The world became aware of Haiti's great writers during its Golden Age of the 1930s and 1940s. African American poet Langston Hughes traveled there hoping to meet Jacques Romaine, a Haitian poet who he admired. Hughes later described the meeting.

For an hour, in French--mine halting, and in English--his bad, we talked about poetry and people. Jacques showed me his excellent library in many languages with the cloth and board bindings of America and England mingling with the bright paper covers of France and Germany. . . . And he made me a present of his poems.

Romaine, still famous among Haitians, is but one of the many writers who have enriched the literature of Haiti and the world. They've included poet and playwright Felix Morriseau-Leroy, journalist Yvonne Hakim Rimpel, author Jean-Price Mars, and many more.

Haitian writers wrote in French at first and later in Creole.

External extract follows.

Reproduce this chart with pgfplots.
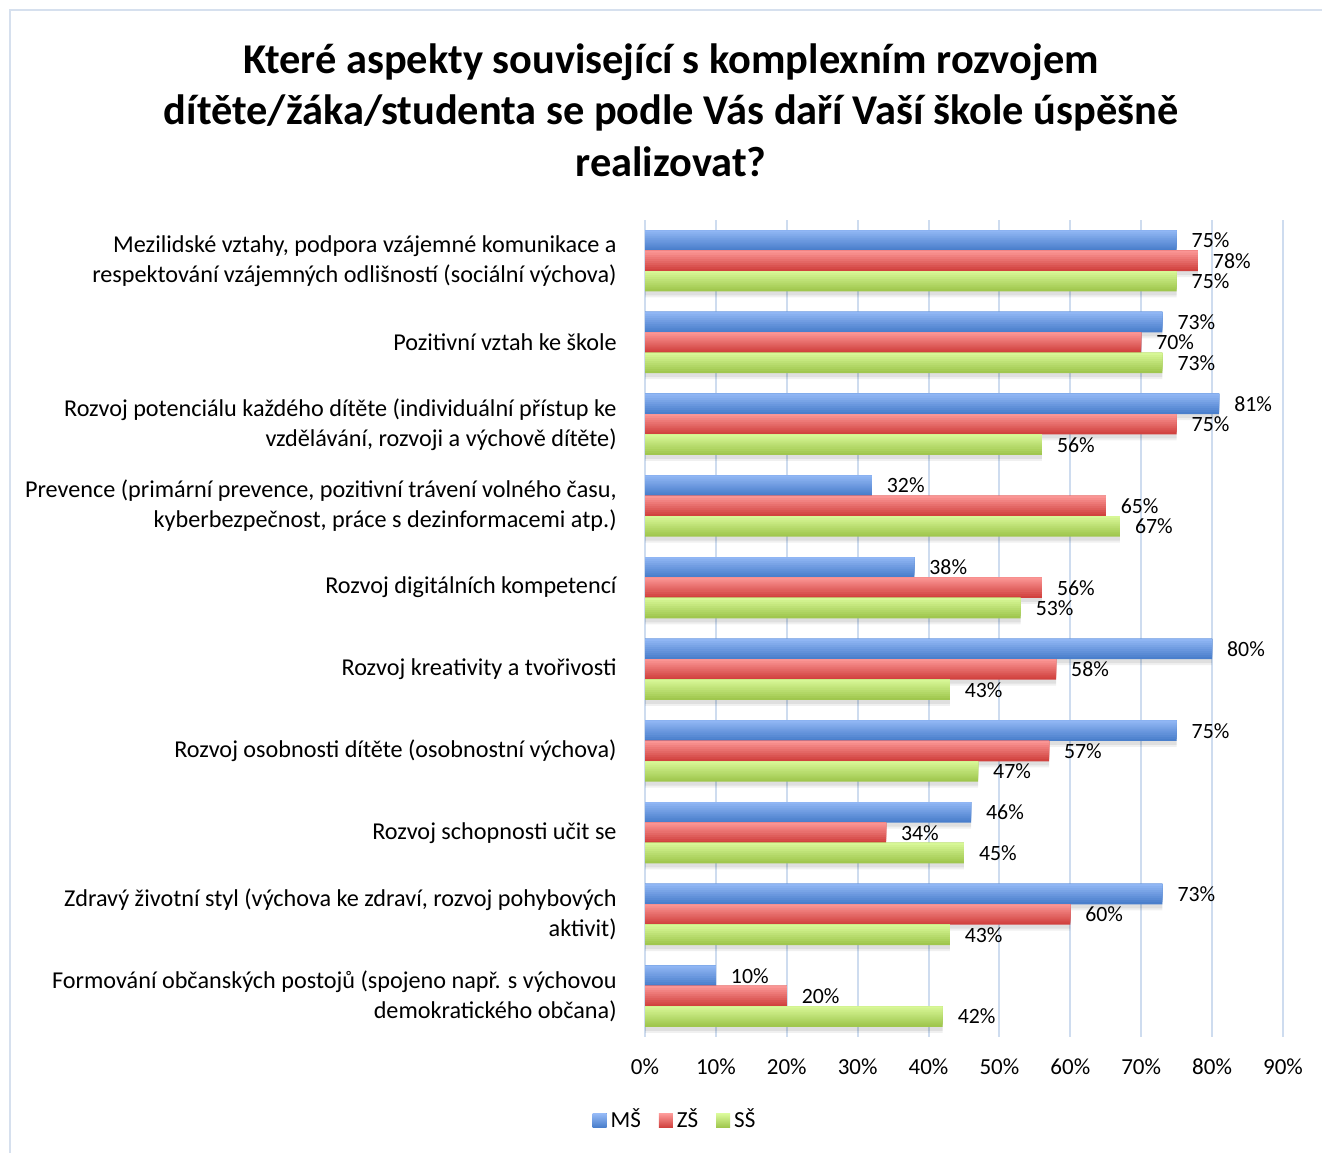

Massillon Coicou, for example, pioneered Haitian Creole literature with his Emperor Dessalines. George Sylvain did the same with a collection of short stories.

The Haitian literary tradition has grown stronger in recent times, but with a twist. More Haitian and Haitian American women are writing than ever before. Some of them have formed the Women Writers of Haitian Descent (WWOHD), a group that promotes the work of talented Haitian women writers. "I write therefore I am," declares one of the group's slogans.

Perhaps one of the most widely known and successful of these young women writers is Edwidge Danticat. She started her writing career at age 9.

Activity
Find out more about Danticat, and prepare a speech that might be given to introduce her to a conference on Haitian writers in the 20th century.